### Material
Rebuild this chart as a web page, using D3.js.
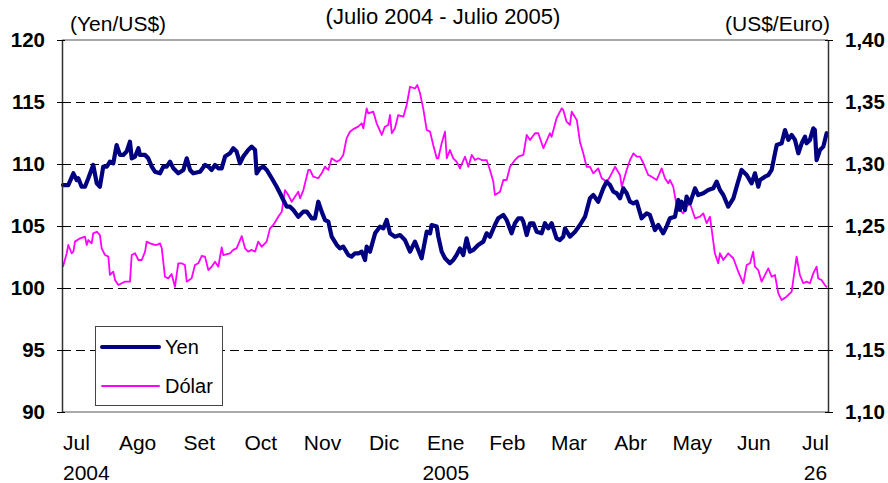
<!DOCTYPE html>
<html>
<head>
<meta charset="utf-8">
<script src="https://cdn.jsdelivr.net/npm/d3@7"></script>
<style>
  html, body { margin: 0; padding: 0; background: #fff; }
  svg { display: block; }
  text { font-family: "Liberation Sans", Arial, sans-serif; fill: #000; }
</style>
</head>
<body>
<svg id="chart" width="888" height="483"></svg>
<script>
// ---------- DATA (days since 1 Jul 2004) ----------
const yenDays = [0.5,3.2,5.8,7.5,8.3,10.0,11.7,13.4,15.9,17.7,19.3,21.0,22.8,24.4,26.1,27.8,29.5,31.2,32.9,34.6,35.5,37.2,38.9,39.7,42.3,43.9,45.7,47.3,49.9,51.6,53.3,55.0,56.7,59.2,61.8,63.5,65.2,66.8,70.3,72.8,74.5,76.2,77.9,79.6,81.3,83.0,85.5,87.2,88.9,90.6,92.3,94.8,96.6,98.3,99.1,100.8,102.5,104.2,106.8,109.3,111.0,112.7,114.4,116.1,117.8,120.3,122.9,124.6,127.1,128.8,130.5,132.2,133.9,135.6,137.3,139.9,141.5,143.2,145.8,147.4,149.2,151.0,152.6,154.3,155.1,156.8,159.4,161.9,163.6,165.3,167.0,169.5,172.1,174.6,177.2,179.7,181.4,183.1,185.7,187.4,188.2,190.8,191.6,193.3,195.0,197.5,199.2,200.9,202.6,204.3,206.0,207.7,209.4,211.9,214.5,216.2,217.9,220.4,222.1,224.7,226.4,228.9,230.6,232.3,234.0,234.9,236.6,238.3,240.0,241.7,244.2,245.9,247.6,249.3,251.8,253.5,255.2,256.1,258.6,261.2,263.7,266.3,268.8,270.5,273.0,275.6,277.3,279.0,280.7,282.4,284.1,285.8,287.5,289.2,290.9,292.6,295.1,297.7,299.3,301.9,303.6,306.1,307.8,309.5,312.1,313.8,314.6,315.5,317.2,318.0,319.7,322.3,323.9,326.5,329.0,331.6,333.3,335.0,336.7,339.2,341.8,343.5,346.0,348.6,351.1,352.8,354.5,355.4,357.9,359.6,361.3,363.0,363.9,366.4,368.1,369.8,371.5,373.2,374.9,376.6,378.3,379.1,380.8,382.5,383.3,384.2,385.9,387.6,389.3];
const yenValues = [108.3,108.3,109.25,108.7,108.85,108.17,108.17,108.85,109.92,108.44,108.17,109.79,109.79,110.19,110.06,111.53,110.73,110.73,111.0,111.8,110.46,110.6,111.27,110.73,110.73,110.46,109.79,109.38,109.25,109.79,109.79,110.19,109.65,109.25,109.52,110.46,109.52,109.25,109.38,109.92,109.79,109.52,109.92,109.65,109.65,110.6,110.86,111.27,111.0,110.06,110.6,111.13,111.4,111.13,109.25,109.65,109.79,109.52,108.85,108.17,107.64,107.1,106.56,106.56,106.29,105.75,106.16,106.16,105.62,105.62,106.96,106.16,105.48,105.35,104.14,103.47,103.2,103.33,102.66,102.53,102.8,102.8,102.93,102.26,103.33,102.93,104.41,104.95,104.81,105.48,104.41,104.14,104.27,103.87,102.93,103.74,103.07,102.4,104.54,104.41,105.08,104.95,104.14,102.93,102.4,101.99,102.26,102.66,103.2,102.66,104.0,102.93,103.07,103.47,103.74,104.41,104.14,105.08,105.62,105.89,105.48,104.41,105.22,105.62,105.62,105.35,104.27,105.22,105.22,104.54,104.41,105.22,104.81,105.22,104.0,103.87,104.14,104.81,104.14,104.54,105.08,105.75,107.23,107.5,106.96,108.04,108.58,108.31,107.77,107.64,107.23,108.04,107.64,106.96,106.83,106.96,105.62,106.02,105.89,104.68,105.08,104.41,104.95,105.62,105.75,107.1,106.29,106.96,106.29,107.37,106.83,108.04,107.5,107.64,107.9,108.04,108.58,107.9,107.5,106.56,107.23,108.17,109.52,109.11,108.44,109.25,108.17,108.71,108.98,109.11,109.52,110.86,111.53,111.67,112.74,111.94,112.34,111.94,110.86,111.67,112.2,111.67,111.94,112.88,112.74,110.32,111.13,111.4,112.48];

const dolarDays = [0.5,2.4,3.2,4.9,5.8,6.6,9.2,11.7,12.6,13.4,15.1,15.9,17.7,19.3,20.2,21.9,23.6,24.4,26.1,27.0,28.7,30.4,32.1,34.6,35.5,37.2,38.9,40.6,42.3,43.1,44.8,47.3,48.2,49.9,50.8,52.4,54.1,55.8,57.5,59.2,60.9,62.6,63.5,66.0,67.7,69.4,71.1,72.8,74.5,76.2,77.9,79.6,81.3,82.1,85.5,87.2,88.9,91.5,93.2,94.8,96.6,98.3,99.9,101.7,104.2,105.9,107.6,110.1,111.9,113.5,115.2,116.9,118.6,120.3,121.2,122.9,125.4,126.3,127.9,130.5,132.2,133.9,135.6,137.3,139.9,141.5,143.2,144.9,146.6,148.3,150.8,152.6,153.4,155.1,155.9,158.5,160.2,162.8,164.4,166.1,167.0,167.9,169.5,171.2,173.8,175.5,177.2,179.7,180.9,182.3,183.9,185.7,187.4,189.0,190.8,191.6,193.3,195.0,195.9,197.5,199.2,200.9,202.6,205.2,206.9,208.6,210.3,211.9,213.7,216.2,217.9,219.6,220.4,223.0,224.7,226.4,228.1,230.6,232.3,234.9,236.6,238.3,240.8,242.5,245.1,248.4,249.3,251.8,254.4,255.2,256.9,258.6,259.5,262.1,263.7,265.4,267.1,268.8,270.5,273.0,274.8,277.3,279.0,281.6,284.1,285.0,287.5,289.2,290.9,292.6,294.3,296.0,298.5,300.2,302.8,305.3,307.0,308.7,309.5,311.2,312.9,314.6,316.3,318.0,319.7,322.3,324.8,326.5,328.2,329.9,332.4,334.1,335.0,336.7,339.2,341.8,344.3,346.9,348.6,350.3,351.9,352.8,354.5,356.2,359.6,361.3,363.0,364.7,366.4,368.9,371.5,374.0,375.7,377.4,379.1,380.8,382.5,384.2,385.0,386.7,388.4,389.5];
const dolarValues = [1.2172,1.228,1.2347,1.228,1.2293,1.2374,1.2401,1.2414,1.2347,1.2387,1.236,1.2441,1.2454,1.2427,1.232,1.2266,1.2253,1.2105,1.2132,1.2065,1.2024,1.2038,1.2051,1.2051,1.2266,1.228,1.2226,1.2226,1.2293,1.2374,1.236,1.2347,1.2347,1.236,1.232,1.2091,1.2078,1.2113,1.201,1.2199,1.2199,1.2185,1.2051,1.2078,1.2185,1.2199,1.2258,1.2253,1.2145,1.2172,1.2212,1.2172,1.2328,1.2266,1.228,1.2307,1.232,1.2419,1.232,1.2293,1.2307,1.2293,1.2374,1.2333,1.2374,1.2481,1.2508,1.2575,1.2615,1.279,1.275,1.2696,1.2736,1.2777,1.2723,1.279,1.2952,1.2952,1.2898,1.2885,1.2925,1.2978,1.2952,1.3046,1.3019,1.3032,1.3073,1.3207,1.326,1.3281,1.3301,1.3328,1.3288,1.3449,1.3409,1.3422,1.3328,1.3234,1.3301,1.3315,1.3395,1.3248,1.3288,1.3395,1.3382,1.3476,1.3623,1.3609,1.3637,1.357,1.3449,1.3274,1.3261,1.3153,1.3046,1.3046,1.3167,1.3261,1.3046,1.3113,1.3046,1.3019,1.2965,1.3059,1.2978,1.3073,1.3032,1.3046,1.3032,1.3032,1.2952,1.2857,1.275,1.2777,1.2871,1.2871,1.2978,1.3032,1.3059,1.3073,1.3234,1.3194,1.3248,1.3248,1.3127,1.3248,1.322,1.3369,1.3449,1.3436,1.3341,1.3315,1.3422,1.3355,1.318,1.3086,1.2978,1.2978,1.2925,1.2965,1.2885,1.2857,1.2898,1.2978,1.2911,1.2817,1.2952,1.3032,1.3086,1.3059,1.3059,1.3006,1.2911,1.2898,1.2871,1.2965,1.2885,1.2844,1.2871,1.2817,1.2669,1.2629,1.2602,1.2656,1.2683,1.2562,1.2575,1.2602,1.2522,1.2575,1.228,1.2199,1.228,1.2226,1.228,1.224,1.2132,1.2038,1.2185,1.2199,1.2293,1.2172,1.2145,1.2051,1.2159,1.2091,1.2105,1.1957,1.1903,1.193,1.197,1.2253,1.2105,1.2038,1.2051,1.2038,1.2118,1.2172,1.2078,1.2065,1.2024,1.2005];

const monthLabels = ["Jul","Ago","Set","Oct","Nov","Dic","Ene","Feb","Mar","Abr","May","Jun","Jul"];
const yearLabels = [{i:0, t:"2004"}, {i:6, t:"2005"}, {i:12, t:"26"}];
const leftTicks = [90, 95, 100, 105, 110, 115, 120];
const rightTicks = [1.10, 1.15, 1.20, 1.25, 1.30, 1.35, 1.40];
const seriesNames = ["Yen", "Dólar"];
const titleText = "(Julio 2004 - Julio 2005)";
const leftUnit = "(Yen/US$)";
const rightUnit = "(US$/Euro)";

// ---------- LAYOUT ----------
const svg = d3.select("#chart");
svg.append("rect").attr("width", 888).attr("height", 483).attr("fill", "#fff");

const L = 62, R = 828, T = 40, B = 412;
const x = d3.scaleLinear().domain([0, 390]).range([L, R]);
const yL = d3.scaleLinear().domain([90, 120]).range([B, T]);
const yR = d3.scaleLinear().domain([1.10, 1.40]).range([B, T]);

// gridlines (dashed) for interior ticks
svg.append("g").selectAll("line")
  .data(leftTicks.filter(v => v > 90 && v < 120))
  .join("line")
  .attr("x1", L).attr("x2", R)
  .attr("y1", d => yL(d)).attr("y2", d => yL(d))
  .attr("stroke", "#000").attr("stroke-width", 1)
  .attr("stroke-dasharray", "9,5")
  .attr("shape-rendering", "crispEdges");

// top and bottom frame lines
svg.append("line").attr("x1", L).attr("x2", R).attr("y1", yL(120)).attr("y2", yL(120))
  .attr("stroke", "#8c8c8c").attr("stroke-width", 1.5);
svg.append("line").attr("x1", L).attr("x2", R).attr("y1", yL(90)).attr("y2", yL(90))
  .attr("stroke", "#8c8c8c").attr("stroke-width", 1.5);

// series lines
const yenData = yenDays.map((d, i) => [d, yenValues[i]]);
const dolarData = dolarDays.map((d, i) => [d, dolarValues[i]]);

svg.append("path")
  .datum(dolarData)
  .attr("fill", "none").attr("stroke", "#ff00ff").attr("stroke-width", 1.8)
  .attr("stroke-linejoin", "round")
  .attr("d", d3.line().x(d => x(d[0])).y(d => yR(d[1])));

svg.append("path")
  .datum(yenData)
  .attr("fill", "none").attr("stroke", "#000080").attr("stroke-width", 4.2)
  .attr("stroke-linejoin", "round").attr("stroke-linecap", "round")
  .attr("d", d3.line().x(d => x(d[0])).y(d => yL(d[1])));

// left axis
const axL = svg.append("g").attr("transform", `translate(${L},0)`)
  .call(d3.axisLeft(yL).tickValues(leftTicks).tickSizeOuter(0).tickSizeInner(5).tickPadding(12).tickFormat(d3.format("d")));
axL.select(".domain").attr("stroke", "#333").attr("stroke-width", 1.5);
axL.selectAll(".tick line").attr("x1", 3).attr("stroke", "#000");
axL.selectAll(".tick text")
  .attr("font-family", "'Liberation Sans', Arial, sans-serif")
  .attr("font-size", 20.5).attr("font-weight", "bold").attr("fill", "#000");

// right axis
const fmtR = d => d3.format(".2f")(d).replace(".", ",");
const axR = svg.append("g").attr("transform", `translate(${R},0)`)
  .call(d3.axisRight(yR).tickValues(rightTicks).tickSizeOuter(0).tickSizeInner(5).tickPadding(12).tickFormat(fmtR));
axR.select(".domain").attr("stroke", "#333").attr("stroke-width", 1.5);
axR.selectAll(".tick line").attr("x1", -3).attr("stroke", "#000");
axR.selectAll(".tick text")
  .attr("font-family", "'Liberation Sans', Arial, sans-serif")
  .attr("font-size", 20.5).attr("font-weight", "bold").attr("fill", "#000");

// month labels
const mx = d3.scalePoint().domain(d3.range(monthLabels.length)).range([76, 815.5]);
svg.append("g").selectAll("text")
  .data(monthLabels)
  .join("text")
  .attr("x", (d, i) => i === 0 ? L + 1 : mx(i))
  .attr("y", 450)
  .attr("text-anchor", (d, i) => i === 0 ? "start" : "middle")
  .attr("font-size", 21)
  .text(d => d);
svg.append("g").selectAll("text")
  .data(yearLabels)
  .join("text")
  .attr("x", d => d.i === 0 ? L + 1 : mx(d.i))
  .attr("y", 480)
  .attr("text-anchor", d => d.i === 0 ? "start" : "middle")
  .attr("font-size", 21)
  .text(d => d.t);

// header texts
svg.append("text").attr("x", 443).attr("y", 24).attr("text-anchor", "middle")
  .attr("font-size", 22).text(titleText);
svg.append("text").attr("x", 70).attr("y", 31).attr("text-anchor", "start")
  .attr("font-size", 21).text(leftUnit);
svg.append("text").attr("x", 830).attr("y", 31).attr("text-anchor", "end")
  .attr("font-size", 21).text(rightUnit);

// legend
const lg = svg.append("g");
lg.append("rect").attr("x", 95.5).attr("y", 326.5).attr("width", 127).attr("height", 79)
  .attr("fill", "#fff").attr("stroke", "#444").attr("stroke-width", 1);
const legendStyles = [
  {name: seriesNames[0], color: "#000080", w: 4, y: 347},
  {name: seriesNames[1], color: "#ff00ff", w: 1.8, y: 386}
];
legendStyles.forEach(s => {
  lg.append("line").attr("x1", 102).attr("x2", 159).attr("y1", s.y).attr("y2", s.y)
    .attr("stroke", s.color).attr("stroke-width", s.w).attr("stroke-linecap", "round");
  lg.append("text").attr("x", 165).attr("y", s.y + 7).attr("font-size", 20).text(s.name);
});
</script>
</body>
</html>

### Requirement
Select, from the listing, all lines that include the word "chart".

### Output for this task
Rebuild this chart as a web page, using D3.js.
<svg id="chart" width="888" height="483"></svg>
const svg = d3.select("#chart");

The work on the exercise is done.